Dipl.-Psych. Billigkraft ackert in Kliniken oft umsonst

SEELE Therapeuten in Ausbildung demonstrieren gegen fehlende oder niedrige Bezahlung

In den Kliniken mangelt es nicht an therapeutischem Nachwuchs

BERLIN taz | Die Studentin war vor Angst erstarrt, als sie in die Berliner Klinik kam. Katharina Röpcke nahm die junge Frau auf, führte mir ihr Gespräche. „Ich war für fünf Patienten zuständig“, erzählt Röpcke, 36-jährige Psychotherapeutin in Ausbildung. Die angehenden Therapeuten werden in den Kliniken oft als vollwertige Arbeitskräfte eingesetzt – aber entweder gar nicht oder nur sehr gering bezahlt.

400 Euro brutto monatlich bekam Röpcke für ihren therapeutischen Job in der Klinik. Das ist lachhaft, wenn man bedenkt, welche Tagessätze Kliniken bei den Kassen abrechnen. Daher rufen die „Psychotherapeuten in Ausbildung“, die sogenannten PiAs, am Mittwoch in mehreren deutschen Städten zusammen mit etlichen Psychotherapeutenverbänden erneut zum Protest gegen die niedrige Bezahlung auf (www.piaportal.de).

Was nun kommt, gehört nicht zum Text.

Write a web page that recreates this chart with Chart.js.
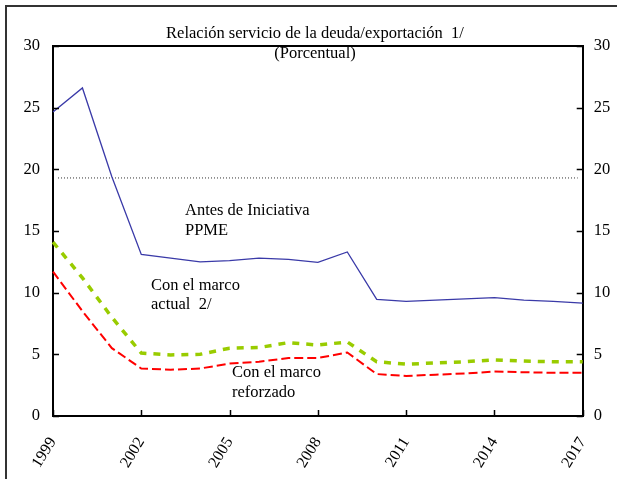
<!DOCTYPE html>
<html><head><meta charset="utf-8">
<script src="https://cdn.jsdelivr.net/npm/chart.js@4"></script>
<style>html,body{margin:0;padding:0;background:#fff}#wrap{width:617px;height:479px;position:relative}</style>
</head><body><div id="wrap"><canvas id="c" width="617" height="479"></canvas></div>
<script>
const years = ['1999','2000','2001','2002','2003','2004','2005','2006','2007','2008','2009','2010','2011','2012','2013','2014','2015','2016','2017'];
const antesPPME = [24.65, 26.6, 19.4, 13.1, 12.8, 12.5, 12.6, 12.8, 12.7, 12.45, 13.3, 9.45, 9.3, 9.4, 9.5, 9.6, 9.4, 9.3, 9.15];
const marcoActual = [14.1, 11.2, 8.0, 5.1, 4.95, 5.0, 5.5, 5.55, 5.95, 5.75, 6.0, 4.4, 4.2, 4.3, 4.4, 4.55, 4.45, 4.4, 4.4];
const marcoReforzado = [11.7, 8.5, 5.5, 3.85, 3.75, 3.85, 4.25, 4.4, 4.7, 4.7, 5.15, 3.4, 3.25, 3.35, 3.45, 3.6, 3.55, 3.5, 3.5];
const yTicks = [0, 5, 10, 15, 20, 25, 30];
const xTickYears = ['1999','2002','2005','2008','2011','2014','2017'];
const umbral = 19.3;
const titleLines = ['Relación servicio de la deuda/exportación  1/', '(Porcentual)'];
const labelAntes = ['Antes de Iniciativa', 'PPME'];
const labelActual = ['Con el marco', 'actual  2/'];
const labelReforzado = ['Con el marco', 'reforzado'];

const SERIF = '"Liberation Serif", "Times New Roman", serif';

const decor = {
  id: 'decor',
  beforeDraw(chart) {
    const ctx = chart.ctx;
    ctx.save();
    ctx.fillStyle = '#fff';
    ctx.fillRect(0, 0, chart.width, chart.height);
    ctx.strokeStyle = '#333';
    ctx.lineWidth = 2;
    ctx.beginPath();
    ctx.moveTo(6, chart.height);
    ctx.lineTo(6, 6);
    ctx.lineTo(chart.width, 6);
    ctx.stroke();
    ctx.restore();
  },
  beforeDatasetsDraw(chart) {
    const ctx = chart.ctx, ys = chart.scales.y, xs = chart.scales.x;
    const yp = ys.getPixelForValue(umbral);
    ctx.save();
    ctx.strokeStyle = '#333';
    ctx.lineWidth = 1;
    ctx.setLineDash([1, 2]);
    ctx.beginPath();
    ctx.moveTo(xs.getPixelForValue(0) + 5, yp);
    ctx.lineTo(xs.getPixelForValue(years.length - 1) - 5, yp);
    ctx.stroke();
    ctx.restore();
  },
  afterDraw(chart) {
    const ctx = chart.ctx, a = chart.chartArea, ys = chart.scales.y, xs = chart.scales.x;
    ctx.save();
    ctx.strokeStyle = '#000';
    ctx.lineWidth = 2;
    ctx.beginPath();
    ctx.moveTo(a.left - 1, a.top);
    ctx.lineTo(a.right + 1, a.top);
    ctx.stroke();
    ctx.lineWidth = 1.5;
    ctx.beginPath();
    yTicks.forEach(v => {
      const p = Math.round(ys.getPixelForValue(v)) + 0.5;
      ctx.moveTo(a.left, p); ctx.lineTo(a.left + 6, p);
      ctx.moveTo(a.right, p); ctx.lineTo(a.right - 6, p);
    });
    xTickYears.forEach(l => {
      const p = Math.round(xs.getPixelForValue(years.indexOf(l))) + 0.5;
      ctx.moveTo(p, a.bottom); ctx.lineTo(p, a.bottom - 6);
    });
    ctx.stroke();
    ctx.fillStyle = '#000';
    ctx.font = '16.5px ' + SERIF;
    ctx.textBaseline = 'middle';
    ctx.textAlign = 'center';
    ctx.fillText(titleLines[0], 315, 34);
    ctx.fillText(titleLines[1], 315, 54);
    ctx.textAlign = 'left';
    ctx.fillText(labelAntes[0], 185, 211);
    ctx.fillText(labelAntes[1], 185, 231);
    ctx.fillText(labelActual[0], 151, 286);
    ctx.fillText(labelActual[1], 151, 305);
    ctx.fillText(labelReforzado[0], 232, 373);
    ctx.fillText(labelReforzado[1], 232, 393);
    ctx.restore();
  }
};

const yCommon = {
  min: 0, max: 30,
  grid: { display: false, drawTicks: false },
  border: { display: true, color: '#000', width: 2 },
};

new Chart(document.getElementById('c'), {
  type: 'line',
  data: {
    labels: years,
    datasets: [
      { label: 'Antes de Iniciativa PPME', data: antesPPME, borderColor: '#3a3aa8', borderWidth: 1.3, pointRadius: 0, tension: 0, fill: false },
      { label: 'Con el marco actual', data: marcoActual, borderColor: '#99cc00', borderWidth: 3.5, borderDash: [7, 7], pointRadius: 0, tension: 0, fill: false },
      { label: 'Con el marco reforzado', data: marcoReforzado, borderColor: '#ff0000', borderWidth: 2, borderDash: [9, 4], pointRadius: 0, tension: 0, fill: false }
    ]
  },
  options: {
    responsive: false,
    animation: false,
    devicePixelRatio: 1,
    layout: { padding: { top: 46, left: 0, right: 0, bottom: 0 } },
    plugins: { legend: { display: false }, tooltip: { enabled: false }, title: { display: false } },
    scales: {
      x: {
        type: 'category',
        offset: false,
        grid: { display: false, drawTicks: false },
        border: { display: true, color: '#000', width: 2 },
        ticks: {
          autoSkip: false, maxRotation: 58, minRotation: 58, padding: 18,
          color: '#000', font: { family: SERIF, size: 16 },
          callback: (v, i) => xTickYears.includes(years[i]) ? years[i] : ''
        },
        afterFit: s => { s.height = 63; }
      },
      y: Object.assign({}, yCommon, {
        position: 'left',
        ticks: { stepSize: 5, padding: 13, color: '#000', font: { family: SERIF, size: 16.5 } },
        afterFit: s => { s.width = 53; }
      }),
      y2: Object.assign({}, yCommon, {
        position: 'right',
        ticks: { stepSize: 5, padding: 11, color: '#000', font: { family: SERIF, size: 16.5 } },
        afterFit: s => { s.width = 33; }
      })
    }
  },
  plugins: [decor]
});
</script></body></html>
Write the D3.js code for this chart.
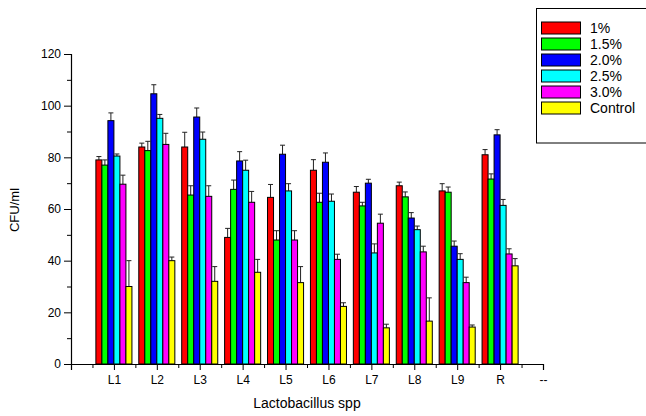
<!DOCTYPE html>
<html>
<head>
<meta charset="utf-8">
<script src="https://cdn.jsdelivr.net/npm/d3@7"></script>
<style>
  body { margin: 0; background: #fff; }
  text { font-family: "Liberation Sans", Arial, sans-serif; }
</style>
</head>
<body>
<svg id="chart" width="646" height="416"></svg>
<script>
// data
var categories = ["L1", "L2", "L3", "L4", "L5", "L6", "L7", "L8", "L9", "R"];
var seriesNames = ["1%", "1.5%", "2.0%", "2.5%", "3.0%", "Control"];
var seriesColors = ["#ff0000", "#00ff00", "#0000ff", "#00ffff", "#ff00ff", "#ffff00"];
var v1 = [79, 84, 84, 49, 64.5, 75, 66.5, 69, 67, 81];
var v15 = [77, 82.6, 65.4, 67.6, 48, 62.6, 61.2, 64.7, 66.5, 71.6];
var v20 = [94.2, 104.6, 95.6, 78.6, 81.2, 78.1, 70, 56.5, 45.6, 88.7];
var v25 = [80.5, 95.1, 87, 75, 67, 63, 43, 52, 40.5, 61.4];
var v30 = [69.6, 85, 64.9, 62.6, 48, 40.5, 54.5, 43.4, 31.5, 42.6];
var vCtrl = [30, 40, 32, 35.5, 31.5, 22.3, 14, 16.6, 14.3, 38];
var e1 = [1.3, 1.5, 5.7, 3.5, 5, 4.1, 2.2, 1.4, 2.8, 2];
var e15 = [2, 3.6, 3.6, 3.6, 3.6, 3.5, 1.4, 1.9, 2, 2];
var e20 = [3, 3.5, 3.5, 3.6, 3.5, 3.6, 1.5, 2.1, 2, 2];
var e25 = [0.8, 1.5, 2.8, 3.9, 2.8, 2.8, 3.5, 1.4, 2.2, 2.3];
var e30 = [3.5, 4.3, 4.1, 4.2, 3.6, 2, 3.5, 2.2, 2.1, 2];
var eCtrl = [10, 1.4, 5.7, 5, 6.2, 1.4, 1.4, 9, 0.8, 2.8];
var yTicks = [0, 20, 40, 60, 80, 100, 120];

var values = [v1, v15, v20, v25, v30, vCtrl];
var errors = [e1, e15, e20, e25, e30, eCtrl];

var svg = d3.select("#chart");
var x = d3.scaleLinear().domain([0, 11]).range([71, 543]);
var y = d3.scaleLinear().domain([0, 120]).range([364, 54]);
var barW = 0.14;

// bars
values.forEach(function (vals, s) {
  var g = svg.append("g");
  vals.forEach(function (v, i) {
    var left = (i + 1) - 3 * barW + s * barW;
    var x0 = x(left), x1 = x(left + barW);
    var top = y(v + errors[s][i]);
    var cx = (x0 + x1) / 2;
    // error bar (upper only)
    g.append("line").attr("x1", cx).attr("x2", cx)
      .attr("y1", y(v)).attr("y2", top)
      .attr("stroke", "#222").attr("stroke-width", 1);
    g.append("line").attr("x1", cx - 2.5).attr("x2", cx + 2.5)
      .attr("y1", top).attr("y2", top)
      .attr("stroke", "#222").attr("stroke-width", 1);
    g.append("rect")
      .attr("x", x0).attr("y", y(v))
      .attr("width", x1 - x0).attr("height", y(0) - y(v))
      .attr("fill", seriesColors[s])
      .attr("stroke", "#000").attr("stroke-width", 1);
  });
});

// y axis
var yAxis = svg.append("g").attr("transform", "translate(71,0)");
yAxis.call(d3.axisLeft(y).tickValues(yTicks).tickSize(7).tickPadding(3))
  .call(function (g) {
    g.select(".domain").attr("stroke", "#000").attr("stroke-width", 1.2);
    g.selectAll("text").attr("font-size", 12).attr("fill", "#000")
      .style("font-family", "Liberation Sans, Arial, sans-serif");
  });
yAxis.append("g").call(d3.axisLeft(y).tickValues(d3.range(10, 120, 20)).tickSize(4).tickFormat(""))
  .call(function (g) { g.select(".domain").remove(); });

// x axis
var xAxis = svg.append("g").attr("transform", "translate(0,364)");
var xLabels = [""].concat(categories).concat(["--"]);
xAxis.call(d3.axisBottom(x).tickValues(d3.range(0, 12)).tickSize(6).tickPadding(5)
    .tickFormat(function (d) { return xLabels[d]; }))
  .call(function (g) {
    g.select(".domain").attr("stroke", "#000").attr("stroke-width", 1.2);
    g.selectAll("text").attr("font-size", 12).attr("fill", "#000")
      .style("font-family", "Liberation Sans, Arial, sans-serif");
  });
xAxis.append("g").call(d3.axisBottom(x).tickValues(d3.range(0.5, 11, 1)).tickSize(4).tickFormat(""))
  .call(function (g) { g.select(".domain").remove(); });

// axis titles
svg.append("text").attr("transform", "translate(19,210) rotate(-90)")
  .attr("text-anchor", "middle").attr("font-size", 13).text("CFU/ml");
svg.append("text").attr("x", 307).attr("y", 408)
  .attr("text-anchor", "middle").attr("font-size", 14).text("Lactobacillus spp");

// legend
var leg = svg.append("g");
leg.append("rect").attr("x", 536.5).attr("y", 8.5).attr("width", 115).attr("height", 134.5)
  .attr("fill", "#fff").attr("stroke", "#000").attr("stroke-width", 1);
seriesNames.forEach(function (n, i) {
  var yy = 22 + i * 16;
  leg.append("rect").attr("x", 541.5).attr("y", yy).attr("width", 39).attr("height", 12)
    .attr("fill", seriesColors[i]).attr("stroke", "#000").attr("stroke-width", 1);
  leg.append("text").attr("x", 590).attr("y", yy + 11)
    .attr("font-size", 14).text(n);
});
</script>
</body>
</html>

„Wir brauchen klare gesetzliche Regelungen, damit endlich eine angemessene Vergütung festgeschrieben wird“, sagt Röpcke, Aktivistin bei der Initiative „PiA für gerechte Bedingungen“. Die Proteste werden von 13 psychotherapeutischen Verbänden und der Dienstleistungsgewerkschaft Ver.di unterstützt.

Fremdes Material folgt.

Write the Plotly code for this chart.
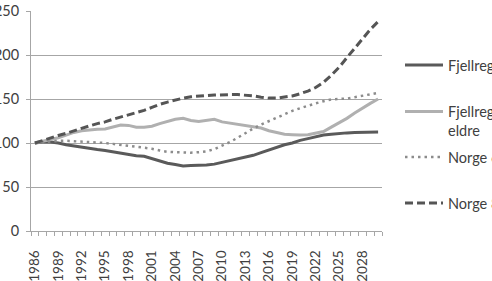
import plotly.graph_objects as go

years = list(range(1986, 2031))

fjell_67_79 = [100, 101, 101, 100, 98, 96.5, 95, 94, 92.5, 91.5, 90, 88, 86.5, 85.5, 85,
               82.5, 79.5, 77, 75.5, 74, 74.5, 74.5, 75, 76, 78, 80, 82, 83.5, 86, 89,
               92, 95, 98, 100, 103, 105, 107, 109, 110, 111, 111.5, 112, 112, 112.5, 112.5]

fjell_80 = [100, 102, 104, 106, 109, 112, 114, 115, 115.5, 116, 118, 120.5, 120, 118, 118,
            119, 122, 124.5, 127, 128, 125.5, 124.5, 126, 127, 124, 122.5, 121.5, 120, 118.5, 117,
            114, 112, 110, 109.5, 109, 109.5, 111, 113, 118, 123, 128, 134, 140, 145, 150]

norge_67_79 = [100, 101, 102, 102.5, 102.5, 102, 102, 101.5, 101, 100, 99, 98, 97, 96, 95,
               93.5, 91.5, 90, 89.5, 89, 89, 89.5, 90.5, 93, 97, 101, 106, 111.5, 116.5, 121,
               125, 129, 133, 136.5, 139.5, 142.5, 145, 147.5, 149.5, 150, 150.5, 152, 153.5, 155, 157]

norge_80 = [100, 103, 106, 108.5, 111, 114, 117, 119.5, 122, 124, 127, 129.5, 132, 134, 137,
            140.5, 144, 146.5, 149, 151, 152.5, 153.5, 154, 154.5, 155, 155, 155, 154.5, 153.5, 152,
            151, 151, 152, 153.5, 156, 159, 163, 169, 177, 186, 197, 208, 219, 229, 238]

names = ["Fjellregionen 67-79 år", "Fjellregionen 80 år og<br>eldre",
         "Norge 67-79 år", "Norge 80 år og eldre"]
x_ticks = list(range(1986, 2029, 3))
y_ticks = [0, 50, 100, 150, 200, 250]

FONT = "Lato"
FS = 14.5
XFS = 13.5
TXT = "#404040"
GRID = "#a6a6a6"

fig = go.Figure()
series = [
    (fjell_67_79, names[0], dict(color="#5a5a5a", width=3), "legend"),
    (fjell_80, names[1], dict(color="#b0b0b0", width=3), "legend2"),
    (norge_67_79, names[2], dict(color="#8c8c8c", width=2.5, dash="2.5px,4px"), "legend3"),
    (norge_80, names[3], dict(color="#555555", width=3, dash="8px,4px"), "legend4"),
]
for vals, nm, ln, lg in series:
    fig.add_trace(go.Scatter(x=years, y=vals, name=nm, mode="lines", line=ln,
                             legend=lg, showlegend=True))

px_w, px_l = 351, 31
def lx(px):
    return (px - px_l) / px_w
def ly(py):
    return (231 - py) / 220

leg_common = dict(xanchor="left", yanchor="middle", bgcolor="rgba(0,0,0,0)",
                  font=dict(family=FONT, size=FS, color=TXT), itemwidth=38,
                  borderwidth=0)

fig.update_layout(
    width=492, height=281,
    margin=dict(l=31, r=110, t=11, b=50, autoexpand=False),
    paper_bgcolor="white", plot_bgcolor="white",
    font=dict(family=FONT, size=FS, color=TXT),
    legend=dict(x=lx(400), y=ly(65), **leg_common),
    legend2=dict(x=lx(400), y=ly(121), valign="top", **leg_common),
    legend3=dict(x=lx(400), y=ly(157), **leg_common),
    legend4=dict(x=lx(400), y=ly(203), **leg_common),
    xaxis=dict(
        range=[1985.5, 2030.5], tickmode="array", tickvals=x_ticks,
        ticktext=[str(v) for v in x_ticks], tickangle=-90, ticks="",
        showgrid=False, showline=True, linecolor=GRID, linewidth=1,
        zeroline=False, automargin=False, ticklabelstandoff=13,
        minor=dict(ticks="outside", ticklen=4, tickcolor=GRID, dtick=1, tick0=1985.5,
                   showgrid=False),
        tickfont=dict(family=FONT, size=XFS, color=TXT),
    ),
    yaxis=dict(
        range=[0, 250], tickmode="array", tickvals=y_ticks, ticks="outside",
        ticklen=4, tickcolor=GRID, showgrid=True, gridcolor=GRID, gridwidth=1,
        showline=True, linecolor=GRID, linewidth=1, zeroline=False,
        automargin=False, ticklabelstandoff=4,
        tickfont=dict(family=FONT, size=FS, color=TXT),
    ),
)

fig.write_html("out.html")
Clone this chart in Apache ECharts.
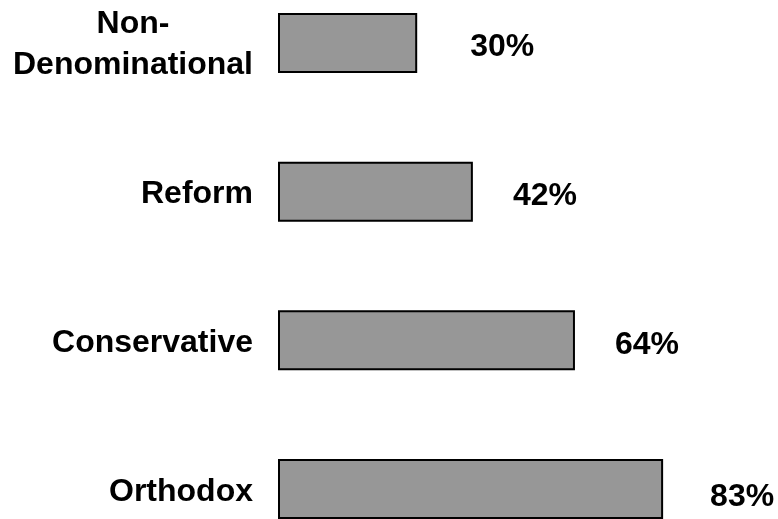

Damit eine Psychologin nach dem Studium approbierte Therapeutin werden kann, sind mindestens drei Ausbildungsjahre nötig. Die hohen Kosten an den Lehrinstituten für eine therapeutische Ausbildung von 20.000 Euro und mehr müssen privat bezahlt werden. Das Geld dafür kriegen die jungen Diplom-Psychologen nur teilweise wieder herein, wenn sie in der letzten Ausbildungsphase unter Supervision schon Patienten behandeln dürfen.

Etwa 1.800 Arbeitsstunden in Kliniken gehören zur Ausbildung. Mit den Vergütungen dort lässt sich aber kein Lebensunterhalt sichern. „Oft ist es die Familie, die finanziell einspringt“, sagt Ariadne Sartorius, im Vorstand des Bundesverbandes der Vertragspsychotherapeuten (bvvp) zuständig für den Nachwuchs.

Bei Röpcke stockte das Jobcenter das Minisalär auf, doch das ist eine Ausnahme. „Viele arbeiten neben der Ausbildung, entweder in Beratungsstellen, in der Einzelfallhilfe, aber auch in Büros oder Cafés“ erzählt Röpcke.

Da das Psychologiestudium sehr beliebt ist, herrscht am Nachwuchs jedoch kein Mangel. Für die Kliniken gelten die schätzungsweise rund 10.000 „Pias“, von denen 80 Prozent Frauen sind, als Auszubildende. Das Klinikunternehmen Vivantes möchte die Vergütungen der Psychotherapeuten in Ausbildung jetzt trotzdem „anheben“, erklärte eine Sprecherin auf Nachfrage der taz, ohne genauere Zahlen zu nennen.

Die Demonstranten fordern am Mittwoch außerdem, dass der Master-Abschluss in Psychologie künftig als einheitliche Voraussetzung gelten soll, um eine therapeutische Ausbildung zu beginnen. Einige Bundesländer akzeptieren für die Ausbildung zum Kindertherapeuten schon den Bachelor-Abschluss. Diese regionale Ungleichbehandlung sei ein „unhaltbarer Zustand“, sagte Sartorius.

Beim Bundesgesundheitsministerium arbeitet man an einer Novelle des Psychotherapeutengesetzes. Dabei geht es auch um die Ausbildungsmodalitäten. Die Bund-Länder-Arbeitsgruppe tage, aber „Details stehen noch nicht fest“, sagte ein Ministeriumssprecher der taz.